Solving Quadratic Equations by Completing Square

Sometimes factorization of a given quadratic equation is not possible. When coefficients in the quadratic equation are large numbers, then it may be difficult to factorize. In this case, we can use the completing square method.

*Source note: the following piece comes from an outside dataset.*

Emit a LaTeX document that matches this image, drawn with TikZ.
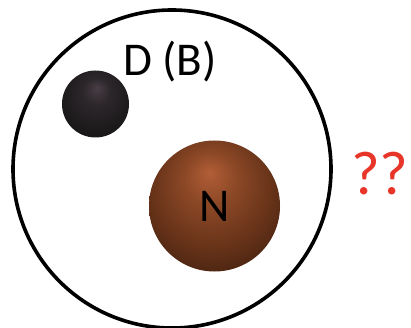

In order to solve the quadratic equation with the completing square method, we have the following steps:

1. Write the equation in standard form.
2. Shift the constant term on RHS.
3. Make the coefficient of ${x^2}$ as one.
4. Add on both sides ${\left( {\frac{1}{2}{\text{ Coefficient of}}x} \right)^2}$
5. Finally, simplify the equation to get the required roots.

Example:

Solve the equation by the completing square method.
$5{x^2} + 7x + 2 = 0$

Solution:

Write the equation in standard form $5{x^2} + 7x + 2 = 0$

Shifting the constant term on RHS, we get
$5{x^2} + 7x = – 2$

Make the coefficient of ${x^2}$as $1$ and divide the equation by $5$
$\frac{{5{x^2}}}{5} + \frac{{7x}}{5} = – \frac{2}{5}$
${x^2} + \frac{7}{5}x = – \frac{2}{5}$

Now adding ${\left[ {\frac{1}{2}\left( {\frac{7}{5}} \right)} \right]^2} = {\left( {\frac{7}{{10}}} \right)^2}$ to both sides, we get
${x^2} + \frac{7}{5}x + {\left( {\frac{7}{{10}}} \right)^2} = – \frac{2}{5} + {\left( {\frac{7}{{10}}} \right)^2}$
${\left( {x + \frac{7}{{10}}} \right)^2} = – \frac{2}{5} + \frac{{49}}{{100}}$
${\left( {x + \frac{7}{{10}}} \right)^2} = \frac{{ – 40 + 49}}{{100}} = \frac{9}{{100}}$

Taking the square root of both sides, we get
$\sqrt {{{\left( {x + \frac{7}{{10}}} \right)}^2}} = \pm \sqrt {\frac{9}{{100}}}$
$\therefore {\text{ }}x + \frac{7}{{10}} = \pm \frac{3}{{10}}$

Either
$x + \frac{7}{{10}} = \frac{3}{{10}}$    or    $x + \frac{7}{{10}} = – \frac{3}{{10}}$
$x = \frac{3}{{10}} – \frac{7}{{10}}$         $x = – \frac{3}{{10}} – \frac{7}{{10}}$
$x = \frac{{3 – 7}}{{10}}$               $x = \frac{{ – 3 – 7}}{{10}}$
$x = – \frac{2}{5}$                  $x = – 1$

Example:

Solve the equation by the completing square method.
$- {x^2} – 16 = 0$

Solution:

Write the equation in standard form as $– {x^2} + 10x – 16 = 0$

Multiply by $– 1$ to make the coefficient of ${x^2}$ positive
${x^2} – 10x + 16 = 0$

Shifting the constant term on RHS, we get
${x^2} – 10x = – 16$

Now adding ${\left( { – \frac{{10}}{2}} \right)^2} = {\left( 5 \right)^2}$ to both sides, we get
${x^2} – 10x + {\left( 5 \right)^2} = – 16 + {\left( 5 \right)^2}$
${\left( {x – 5} \right)^2} = – 16 + 25$
${\left( {x – 5} \right)^2} = 9$

Taking the square root of both sides, we get
$\sqrt {{{\left( {x – 5} \right)}^2}} = \pm \sqrt 9$
$\therefore {\text{ }}x – 5 = \pm 3$

Either $x – 5 = 3$    or   $x – 5 = – 3$
$x = 5 + 3$         $x = 5 – 3$
$x = 8$        $x = 2$